What’s your favorite place you’ve visited thus far? Why?

Hmmm, this is like asking a parent who’s their favorite child. I’d have to breakdown this question a bit more. For example, I have multiple favorites for different reasons. Are we talking about for cultural immersion, relaxing, partying or general sight-seeing? I think my favorite country for cultural immersion would be Sri Lanka. The culture is so strong there and different than most places I’ve visited. For relaxing, I’d say Indonesia. It’s very laid back, the people are friendly and there’s a lot to see because the landscapes are different all over. For partying, either Spain or Thailand. But since I’m biased I’ll pick Thailand because I prefer Asia over Europe. It’s cheap, there’s a lot of tourists and you can visit at any time throughout the year and have a lit ass time. For relaxing, the Maldives easily. The country is just so beautiful and the water was easily the most amazing I’ve seen in my life. Some other places I really like are Busan (South Korea), Greece, Hong Kong and Italy.

 Which country holds the top spot on your travel bucket list? And why? 

The entire continent of Africa. The only country I’ve been to thus far where black people are the majority is St. Maarten. I can’t wait until I am able to touch down in the motherland. I just want to be surrounded my powerful blacks. I want to learn about the different cultures, tribes. I want to witness a true safari and I know I could experience all these things in Africa. In America I really didn’t interact with many Africans. Abroad, I’ve met SO many Africans abroad and I love it. I have many friends from Nigeria, Sudan, Libya, Madagascar, Tunisia, Sierra Leone and Liberia to name a few. Growing up I was under the assumption Africa was very poor and corrupt. However, the older I am the more I realize that’s just the unfortunate way the media chose to portray that entire continent. I’d love to visit and share my experiences with my family and friends.

Do you have a country or city that left you disappointed?

Easily Singapore. I went there with high hopes and was extremely disappointed. Especially since it’s near such amazing countries such as Indonesia, Vietnam, Thailand and Malaysia. It’s forgettable and doesn’t compare to its neighbors. There’s absolutely no culture there and nothing that stands out about the country. Outside of having a pretty downtown area the city leaves a lot to be desired. There’s nothing memorable about it either. The food, bland. The people, dry. I’m just not a fan. What’s funny is I went back a second time hoping I’d have a change of heart and I felt the same exact way.

How do you decide what destination to visit next? 

Truthfully, I have a long list of places I want to visit and when I decide on my next destination I just see which location has the best flight deal. I like to pick the deal not the destination. I also do my research because I like to visit places during off season because prices are typically lower and not as crowded. I think these factors play a huge part in how much I enjoy a place. For example, I went to Sri Lanka in monsoon season so there weren’t many tourists there and my experience was so much more authentic and raw than had I visited during peak season.

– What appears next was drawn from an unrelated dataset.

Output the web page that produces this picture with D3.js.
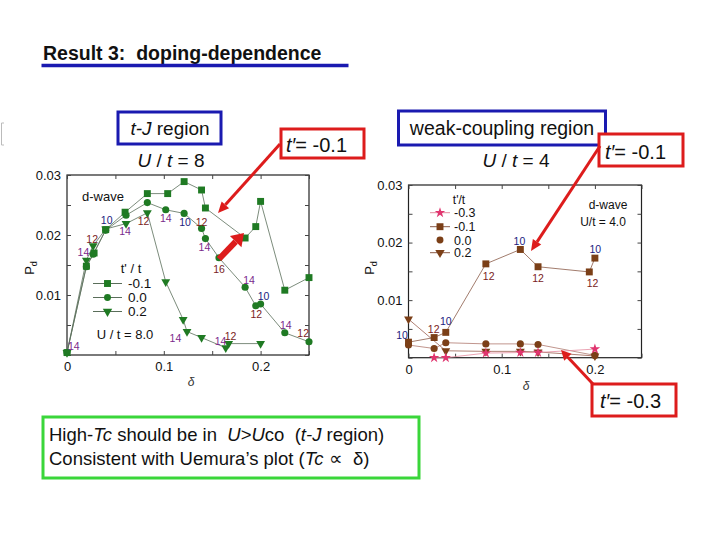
<!DOCTYPE html>
<html>
<head>
<meta charset="utf-8">
<script src="https://cdn.jsdelivr.net/npm/d3@7"></script>
<style>
  body { margin: 0; background: #fff; }
  svg { display: block; font-family: Arial, "Liberation Sans", sans-serif; }
  text { white-space: pre; }
</style>
</head>
<body>
<script>
// ---- データ (δ, P_d) ----
// 左: t-J region, U/t = 8
var tjM01 = [[0, 0.0004], [0.02, 0.0148], [0.028, 0.0170], [0.04, 0.0209], [0.06, 0.0238], [0.083, 0.0269], [0.104, 0.0269], [0.121, 0.0289], [0.139, 0.0275], [0.143, 0.0245], [0.184, 0.0195], [0.195, 0.0214], [0.2, 0.0256], [0.225, 0.0108], [0.25, 0.0129]];
var tj00 = [[0, 0.0004], [0.02, 0.0147], [0.027, 0.0168], [0.04, 0.0208], [0.061, 0.0233], [0.083, 0.0254], [0.102, 0.0242], [0.121, 0.0236], [0.139, 0.0211], [0.143, 0.0194], [0.157, 0.0162], [0.184, 0.0113], [0.195, 0.0082], [0.2, 0.0085], [0.225, 0.0037], [0.25, 0.0022]];
var tj02 = [[0, 0.0004], [0.02, 0.0158], [0.027, 0.0182], [0.04, 0.0210], [0.061, 0.0219], [0.083, 0.0237], [0.102, 0.0122], [0.12, 0.0059], [0.124, 0.0039], [0.139, 0.0029], [0.164, 0.0012], [0.167, 0.0019], [0.2, 0.0019]];
// 格子サイズのラベル (δ, P_d, L)
var tjSizes = [[0.007, 0.0015, 14], [0.017, 0.0171, 14], [0.026, 0.0193, 12], [0.041, 0.0224, 10], [0.060, 0.0206, 14], [0.079, 0.0222, 12], [0.102, 0.0227, 14], [0.122, 0.0221, 10], [0.139, 0.0221, 12], [0.142, 0.0179, 14], [0.157, 0.0142, 16], [0.188, 0.0125, 14], [0.203, 0.0097, 10], [0.1955, 0.0067, 12], [0.226, 0.0050, 14], [0.244, 0.0036, 12], [0.112, 0.0027, 14], [0.1586, 0.0023, 14], [0.169, 0.0031, 12]];

// 右: weak-coupling region, U/t = 4
var wcM03 = [[0.0275, 0.0], [0.04, 0.0], [0.083, 0.0008], [0.12, 0.0009], [0.139, 0.0009], [0.2, 0.0015]];
var wcM01 = [[0, 0.0027], [0.0275, 0.0035], [0.04, 0.0044], [0.083, 0.0163], [0.12, 0.0188], [0.139, 0.0158], [0.194, 0.0149], [0.2, 0.0173]];
var wc00 = [[0, 0.0022], [0.0275, 0.0016], [0.04, 0.0026], [0.083, 0.0024], [0.12, 0.0024], [0.139, 0.0023], [0.2, 0.0004]];
var wc02 = [[0, 0.0067], [0.04, 0.0012], [0.083, 0.0011], [0.12, 0.0011], [0.139, 0.0010], [0.2, 0.0003]];
var wcSizes = [[-0.007, 0.0038, 10], [0.027, 0.0049, 12], [0.04, 0.0063, 10], [0.086, 0.0142, 12], [0.119, 0.0202, 10], [0.139, 0.0138, 12], [0.1975, 0.0129, 12], [0.2004, 0.0188, 10]];

// 軸
var xTicks = [0, 0.05, 0.1, 0.15, 0.2, 0.25];
var xLabels = { 0: "0", 0.1: "0.1", 0.2: "0.2" };
var yTicks = [0, 0.005, 0.01, 0.015, 0.02, 0.025, 0.03];
var yLabels = { 0.01: "0.01", 0.02: "0.02", 0.03: "0.03" };

var svg = d3.select("body").append("svg").attr("width", 720).attr("height", 540);

var green = "#1f7a23";
var brown = "#7b3f17";
var pink = "#e0356f";
var red = "#dd1c1c";
var blue = "#1a1ab0";
var sizeColor = function (n) { return n == 10 ? "#1b1b80" : n == 14 ? "#7a2a8c" : "#7a1c1c"; };

function symbolPath(type, x, y, s) {
    var sym = { sq: d3.symbolSquare, ci: d3.symbolCircle, tr: d3.symbolTriangle, st: d3.symbolStar }[type];
    var rot = type == "tr" ? " rotate(180)" : "";
    return { d: d3.symbol().type(sym).size(s)(), t: "translate(" + x + "," + y + ")" + rot };
}

// パネル描画
function panel(p) {
    var x = d3.scaleLinear().domain([0, 0.25]).range(p.xr);
    var y = d3.scaleLinear().domain([0, 0.03]).range(p.yr);
    var g = svg.append("g");

    // 枠と目盛り(内向き)
    g.append("rect").attr("x", p.xr[0]).attr("y", p.yr[1]).attr("width", p.xr[1] - p.xr[0]).attr("height", p.yr[0] - p.yr[1])
        .attr("fill", "none").attr("stroke", "#222").attr("stroke-width", 1.2);
    var axB = d3.axisBottom(x).tickValues(xTicks).tickSizeInner(-4).tickSizeOuter(0).tickPadding(7).tickFormat(function (d) { return xLabels[d] || ""; });
    var axL = d3.axisLeft(y).tickValues(yTicks).tickSizeInner(-4).tickSizeOuter(0).tickPadding(6).tickFormat(function (d) { return yLabels[d] || ""; });
    var axT = d3.axisTop(x).tickValues(xTicks).tickSizeInner(-4).tickSizeOuter(0).tickFormat("");
    var axR = d3.axisRight(y).tickValues(yTicks).tickSizeInner(-4).tickSizeOuter(0).tickFormat("");
    [[axB, "translate(0," + p.yr[0] + ")"], [axL, "translate(" + p.xr[0] + ",0)"], [axT, "translate(0," + p.yr[1] + ")"], [axR, "translate(" + p.xr[1] + ",0)"]].forEach(function (a) {
        var ag = g.append("g").attr("transform", a[1]).call(a[0]);
        ag.select(".domain").remove();
        ag.selectAll("line").attr("stroke", "#444");
        ag.selectAll("text").attr("font-size", 13).attr("fill", "#111").attr("font-family", "Arial, 'Liberation Sans', sans-serif");
    });

    // 折れ線と記号
    var line = d3.line().x(function (d) { return x(d[0]); }).y(function (d) { return y(d[1]); });
    p.series.forEach(function (s) {
        g.append("path").attr("d", line(s.data)).attr("fill", "none").attr("stroke", s.lc).attr("stroke-width", 0.8);
    });
    p.series.forEach(function (s) {
        g.selectAll(null).data(s.data).enter().append("path")
            .each(function (d) {
                var sp = symbolPath(s.sym, x(d[0]), y(d[1]), s.size);
                d3.select(this).attr("d", sp.d).attr("transform", sp.t);
            })
            .attr("fill", s.color);
    });

    // L のラベル
    g.selectAll(null).data(p.sizes).enter().append("text")
        .attr("x", function (d) { return x(d[0]); })
        .attr("y", function (d) { return y(d[1]); })
        .attr("dy", "0.35em").attr("text-anchor", "middle").attr("font-size", 10.5)
        .attr("fill", function (d) { return sizeColor(d[2]); })
        .text(function (d) { return d[2]; });

    // 軸名
    var pd = g.append("text").attr("transform", "translate(" + p.pdPos[0] + "," + p.pdPos[1] + ") rotate(-90)")
        .attr("text-anchor", "middle").attr("font-size", 13).attr("fill", "#111");
    pd.append("tspan").text("P");
    pd.append("tspan").attr("font-size", 9).attr("dy", 3).text("d");
    g.append("text").attr("x", p.dPos[0]).attr("y", p.dPos[1]).attr("text-anchor", "middle")
        .attr("font-size", 12).attr("font-style", "italic").attr("fill", "#333").text("δ");
    return g;
}

var L = panel({
    xr: [67, 309], yr: [355, 175], pdPos: [34, 268], dPos: [191, 386], sizes: tjSizes,
    series: [
        { data: tjM01, sym: "sq", size: 48, color: green, lc: "#5a6e5a" },
        { data: tj00, sym: "ci", size: 40, color: green, lc: "#5a6e5a" },
        { data: tj02, sym: "tr", size: 34, color: green, lc: "#5a6e5a" }
    ]
});
var R = panel({
    xr: [408.5, 641.5], yr: [357.7, 185], pdPos: [374, 268], dPos: [526, 390], sizes: wcSizes,
    series: [
        { data: wc00, sym: "ci", size: 40, color: brown, lc: "#b07a70" },
        { data: wc02, sym: "tr", size: 34, color: brown, lc: "#9a6050" },
        { data: wcM03, sym: "st", size: 34, color: pink, lc: "#e58ba0" },
        { data: wcM01, sym: "sq", size: 48, color: brown, lc: "#8a5a48" }
    ]
});

// 凡例
function legend(g, rows, x0, x1, tx, fs, color) {
    rows.forEach(function (r) {
        if (r.line) g.append("line").attr("x1", x0).attr("x2", x1).attr("y1", r.y).attr("y2", r.y).attr("stroke", r.lc).attr("stroke-width", 1);
        var sp = symbolPath(r.sym, (x0 + x1) / 2, r.y, r.sym == "sq" ? 48 : r.sym == "st" ? 34 : 38);
        g.append("path").attr("d", sp.d).attr("transform", sp.t).attr("fill", r.color || color);
        g.append("text").attr("x", tx).attr("y", r.y).attr("dy", "0.36em").attr("font-size", fs).attr("fill", "#111").text(r.label);
    });
}
L.append("text").attr("x", 82).attr("y", 201).attr("font-size", 13).attr("fill", "#111").text("d-wave");
L.append("text").attr("x", 131).attr("y", 273).attr("text-anchor", "middle").attr("font-size", 13).attr("fill", "#111").text("t' / t");
legend(L, [
    { y: 283.5, sym: "sq", label: "-0.1", line: true, lc: "#5a6e5a" },
    { y: 297.5, sym: "ci", label: "0.0", line: true, lc: "#5a6e5a" },
    { y: 311.5, sym: "tr", label: "0.2", line: true, lc: "#5a6e5a" }
], 93, 122, 128, 13.5, green);
L.append("text").attr("x", 125).attr("y", 339).attr("text-anchor", "middle").attr("font-size", 13).attr("fill", "#111").text("U / t = 8.0");

R.append("text").attr("x", 459).attr("y", 204).attr("text-anchor", "middle").attr("font-size", 12).attr("fill", "#111").text("t'/t");
legend(R, [
    { y: 212.7, sym: "st", label: "-0.3", line: true, lc: "#e58ba0", color: pink },
    { y: 226.7, sym: "sq", label: "-0.1", line: true, lc: "#8a5a48" },
    { y: 240, sym: "ci", label: "0.0", line: false },
    { y: 252.7, sym: "tr", label: "0.2", line: true, lc: "#8a5a48" }
], 430, 450, 454, 12.5, brown);
R.append("text").attr("x", 608).attr("y", 209).attr("text-anchor", "middle").attr("font-size", 12).attr("fill", "#111").text("d-wave");
R.append("text").attr("x", 603).attr("y", 226).attr("text-anchor", "middle").attr("font-size", 12).attr("fill", "#111").text("U/t = 4.0");

// ---- スライドの注釈 ----
svg.append("text").attr("x", 43).attr("y", 60).attr("font-size", 19.5).attr("font-weight", "bold").attr("fill", "#111").text("Result 3:  doping-dependence");
svg.append("line").attr("x1", 41.5).attr("x2", 348.5).attr("y1", 65.5).attr("y2", 65.5).attr("stroke", blue).attr("stroke-width", 3.5);

svg.append("path").attr("d", "M4,123 H1.5 V145 H4").attr("fill", "none").attr("stroke", "#bbb").attr("stroke-width", 1);

function box(x, y, w, h, color, sw) {
    svg.append("rect").attr("x", x).attr("y", y).attr("width", w).attr("height", h)
        .attr("fill", "#fff").attr("stroke", color).attr("stroke-width", sw);
}
function ital(x, y, parts, fs, anchor) {
    var t = svg.append("text").attr("x", x).attr("y", y).attr("font-size", fs).attr("fill", "#111").attr("text-anchor", anchor || "start");
    parts.forEach(function (p) { t.append("tspan").attr("font-style", p[1] ? "italic" : "normal").text(p[0]); });
    return t;
}
function arrow(x1, y1, x2, y2, w, hl, hw) {
    var a = Math.atan2(y2 - y1, x2 - x1), c = Math.cos(a), s = Math.sin(a);
    var bx = x2 - hl * c, by = y2 - hl * s;
    svg.append("line").attr("x1", x1).attr("y1", y1).attr("x2", bx).attr("y2", by).attr("stroke", red).attr("stroke-width", w);
    svg.append("path").attr("d", "M" + x2 + "," + y2 + "L" + (bx - hw * s) + "," + (by + hw * c) + "L" + (bx + hw * s) + "," + (by - hw * c) + "Z").attr("fill", red);
}

box(118, 112, 103, 32, blue, 3);
ital(170, 135, [["t-J", true], [" region", false]], 19, "middle");
ital(171, 167, [["U", true], [" / ", false], ["t", true], [" = 8", false]], 19, "middle");

box(281, 129, 83, 29, red, 3);
ital(286, 152, [["t\u2032", true], ["= -0.1", false]], 20);
arrow(280, 144, 218, 213, 3, 11, 5);
arrow(219, 259, 244, 233, 6, 12, 8);

box(398.5, 111, 207, 34, blue, 3);
ital(502, 135, [["weak-coupling region", false]], 19.5, "middle");
ital(516, 167, [["U", true], [" / ", false], ["t", true], [" = 4", false]], 19, "middle");

box(599, 134, 84, 32, red, 3);
ital(605, 159, [["t\u2032", true], ["= -0.1", false]], 20);
arrow(600, 146, 531, 251, 3, 11, 5);

box(592, 384, 84, 32, red, 3);
ital(600, 408, [["t\u2032", true], ["= -0.3", false]], 20);
arrow(593, 384, 561, 350, 3, 10, 5);

box(43, 417, 376, 61, "#3ad63a", 3);
ital(49, 441, [["High-", false], ["Tc", true], [" should be in  ", false], ["U", true], [">", false], ["U", true], ["co  (", false], ["t-J", true], [" region)", false]], 18.5);
ital(49, 465, [["Consistent with Uemura\u2019s plot (", false], ["Tc", true], [" \u221d  \u03b4)", false]], 18.5);
</script>
</body>
</html>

Has travel been a window or a mirror to you? Explain

Good question. Hmmm, I would say travel has been more of a window than a mirror for me but in actuality it’s been both. At this point I’ve traveled to thirty different countries. Interacted with hundreds, if not thousands of people who I would have never met. Because of these interactions I’ve learned so much about the world and other cultures. I’ve had my perceptions changed and altered about stuff I thought I knew. Therefore, in return it has also been a mirror. I’d be doing myself a disservice if I wasn’t constantly evolving or allowing my experiences to change me. Living abroad allows you to look at things from different perspectives and realizing that you aren’t always right.